Shutter speed. Bulb is the order of the day with light painting, at least in the conditions we were shooting in at club and at Abbots Pool. If we are shooting  traffic in town in order to capture the light trails then we are probably looking at somewhere between 6 to 10 seconds as a start point (again at F8, maybe F11) but that is just to find a base line. Similarly we would want to keep a constant aperture and most likely exposure time if we were painting a large object with a single light source (and that would be across frames).

 

The usual advice for a sharp picture is to use the reciprocal of the focal length, so a 50mm lens would suggest 1/50th of second minimum, a 210mm lens 1/250th. Theoretically at least. However this rule of thumb (tool) has been around a long time. Certainly on a full frame 35mm camera with no vibration reduction then it’s no bad way to go. However, should we lengthen the time  by 1.5x or 1.6x to account for an APS-C lens? 2x for a Micro Four Thirds?
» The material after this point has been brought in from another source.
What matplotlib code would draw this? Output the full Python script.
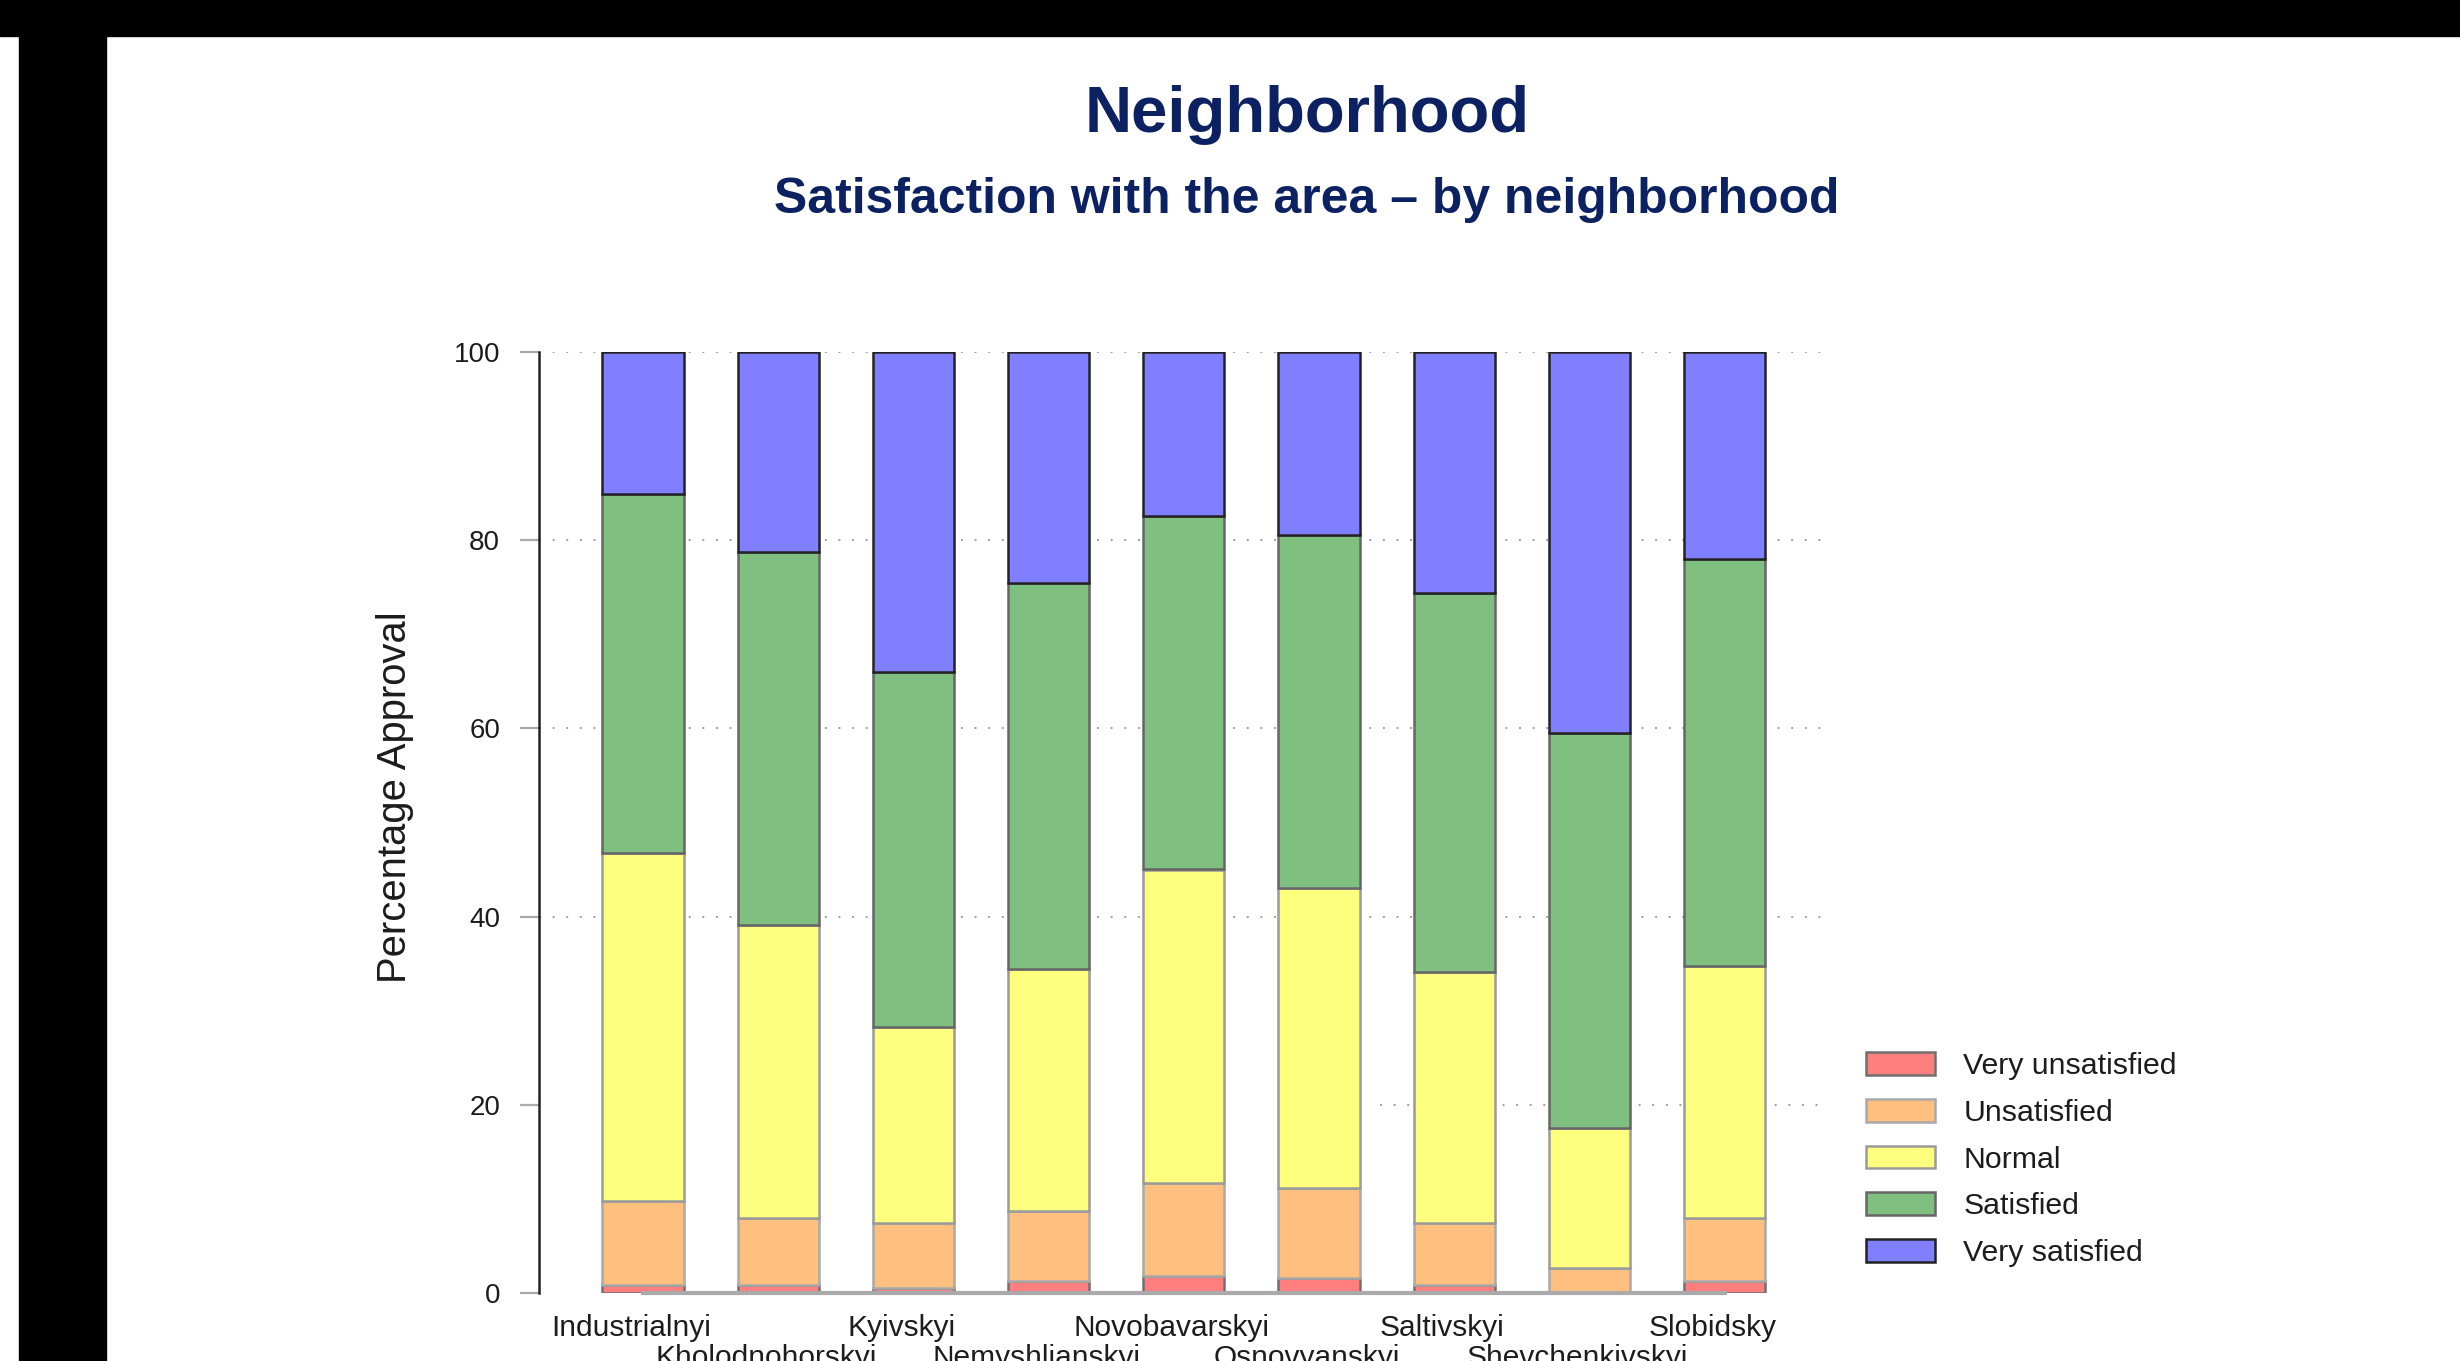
import matplotlib

matplotlib.use("Agg")
import matplotlib.pyplot as plt
import matplotlib.transforms as mtransforms
from matplotlib.patches import Rectangle
import numpy as np

plt.rcParams["font.family"] = ["Liberation Sans", "DejaVu Sans"]

NAVY = "#0c2161"
TEXT = "#1c1c1c"

neighborhoods = [
    "Industrialnyi", "Kholodnohorskyi", "Kyivskyi", "Nemyshlianskyi",
    "Novobavarskyi", "Osnovyanskyi", "Saltivskyi", "Shevchenkivskyi", "Slobidsky",
]
levels = ["Very unsatisfied", "Unsatisfied", "Normal", "Satisfied", "Very satisfied"]

very_unsatisfied = [0.85, 0.85, 0.57, 1.24, 1.77, 1.63, 0.85, 0.0, 1.24]
unsatisfied = [8.95, 7.15, 6.83, 7.51, 9.93, 9.47, 6.55, 2.7, 6.76]
normal = [37.0, 31.1, 20.9, 25.65, 33.3, 31.9, 26.7, 14.8, 26.7]
satisfied = [38.1, 39.6, 37.7, 41.0, 37.6, 37.55, 40.3, 42.0, 43.3]
very_satisfied = [15.1, 21.3, 34.0, 24.6, 17.4, 19.45, 25.6, 40.5, 22.0]

fills = ["#ff7f7f", "#ffbf7f", "#ffff7f", "#7fbf7f", "#7f7fff"]
edges = ["#707070", "#a9a9a9", "#9a9a9a", "#666666", "#222222"]

fig = plt.figure(figsize=(24.6, 13.61), dpi=100, facecolor="white")
ax = fig.add_axes([539 / 2460, 0.05, (1827 - 539) / 2460, (1293 - 352) / 1361])

x = np.arange(len(neighborhoods))
xlo = (539 - 643) / 135.2
xhi = (1827 - 643) / 135.2

# dotted guide lines (the 20 line only shows on the right side in the original)
for yv in [40, 60, 80, 100]:
    ax.hlines(yv, xlo, xhi, colors="#a0a0a0", lw=1.4, linestyles=(0, (1, 6)), zorder=0)
ax.hlines(20, 5.45, xhi, colors="#a0a0a0", lw=1.4, linestyles=(0, (1, 6)), zorder=0)

series = [very_unsatisfied, unsatisfied, normal, satisfied, very_satisfied]
bottom = np.zeros(len(neighborhoods))
for name, vals, fc, ec in zip(levels, series, fills, edges):
    vals = np.array(vals)
    ax.bar(x, vals, 0.6, bottom=bottom, color=fc, edgecolor=ec, linewidth=1.8,
           label=name, zorder=2)
    bottom += vals

ax.set_xlim(xlo, xhi)
ax.set_ylim(0, 100)
ax.set_yticks([0, 20, 40, 60, 80, 100])
ax.tick_params(axis="y", length=14, width=1.6, color="#aaaaaa", pad=14,
               labelsize=20, labelcolor=TEXT)
ax.set_xticks(x)
ax.set_xticklabels([n if i % 2 == 0 else "\n" + n for i, n in enumerate(neighborhoods)],
                   fontsize=21.5, color=TEXT, linespacing=1.12)
ax.tick_params(axis="x", length=0, pad=15)
shift = mtransforms.ScaledTranslation(-12 / 100, 0, fig.dpi_scale_trans)
for lbl in ax.get_xticklabels():
    lbl.set_transform(lbl.get_transform() + shift)

for side in ["top", "right"]:
    ax.spines[side].set_visible(False)
ax.spines["left"].set_color("#222222")
ax.spines["left"].set_linewidth(1.8)
ax.spines["left"].set_bounds(0, 100)
ax.spines["bottom"].set_color("#aaaaaa")
ax.spines["bottom"].set_linewidth(3)
ax.spines["bottom"].set_bounds(0, 8)
ax.spines["bottom"].set_zorder(3)

ax.set_ylabel("Percentage Approval", fontsize=28.8, color=TEXT)
ax.yaxis.set_label_coords(-0.097, 0.527)

fig.text(0.5313, 1 - 132 / 1361, "Neighborhood", ha="center", va="baseline",
         fontsize=47, fontweight="bold", color=NAVY)
fig.text(0.5313, 1 - 213 / 1361, "Satisfaction with the area \u2013 by neighborhood",
         ha="center", va="baseline", fontsize=35.9, fontweight="bold", color=NAVY)

ax.legend(loc="upper left", bbox_to_anchor=(1866 / 2460, 1 - 1052 / 1361),
          bbox_transform=fig.transFigure, frameon=False, fontsize=21.8,
          handlelength=2.27, handleheight=0.77, handletextpad=0.95,
          labelspacing=0.62, borderpad=0, borderaxespad=0, labelcolor=TEXT)

# black strips framing the screenshot
fig.patches.append(Rectangle((0, 1 - 36 / 1361), 1, 36 / 1361, transform=fig.transFigure,
                             color="black", zorder=10))
fig.patches.append(Rectangle((19 / 2460, 0), 87 / 2460, 1 - 36 / 1361,
                             transform=fig.transFigure, color="black", zorder=10))

fig.savefig("out.png", dpi=100, facecolor="white")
And how much do we need with VR built in and turned on?  Firstly that full frame thing is a bit of a false lead. As magnification increases the degree of movement needed to register as blur decreases. Magnification does not change with sensor size, the field (and depth) of view does (and low light capabilities and quality given the same number of photo-sites – or pixels as they are commonly called – and the relative numbers on the exposure triangle).Think of it as Width not depth, you won’t go far wrong. Practically, by the way, if it’s too big to see in the viewfinder, it aint gonna fit on the sensor. Secondly VR does allow us to lower shutter speed but how much depends upon the individual and the situation.

 

But hey, we are on bulb (shutter stays open as long as the shutter mechanism is activated), so all that doesn’t matter. And if we are on bulb then we are on a tripod or the camera is stabilised by some other means like a bean bag or a wall etc. The bulb by the way comes from the history of photography as it was a rubber bulb shaped object used to fire the trigger. As long as it was depressed (squeezed) the shutter mechanism remained open. Sound familiar? There is some question as to whether the VR should be turned off on tripod, I have never had to and I have VR on both my camera body and my main lens. Other people have and it has made a difference. Test it and find out for your camera. Then move on.

 

Shooting RAW or JPEG is a personal choice, get those things above right then it doesn’t matter. If you want or need to do a lot of playing around with colour channels, contrast etc then RAW is better. Otherwise do not fret. Fretting about RAW or JPEG is probably a bourgeois concept. Arguing about it rather than taking pictures is definitely a bourgeois concept. Move on.

 

Composition still counts. When in doubt about the area that is going to be used to complete the picture go wide and crop in post. You can take things out, you can’t put things in that you haven’t got a record for.  Generally with the sort of light painting we were doing then going wide was not a bad strategy.

 

Post production is certainly a matter of personal taste. It can be fun to play around with effects and balances but, by and large,  we don’t want it to look over processed. Unless we do. That’s why it’s a matter of personal taste.  Printing your results though means that we are going to want as much colour space as we can get to reproduce the tones and subtleties of colour. sRGB is best for monitors, so we need to make allowances for this.

 

It doesn’t have to be complex, it gets better with practice and it is fun. Get out there and try some.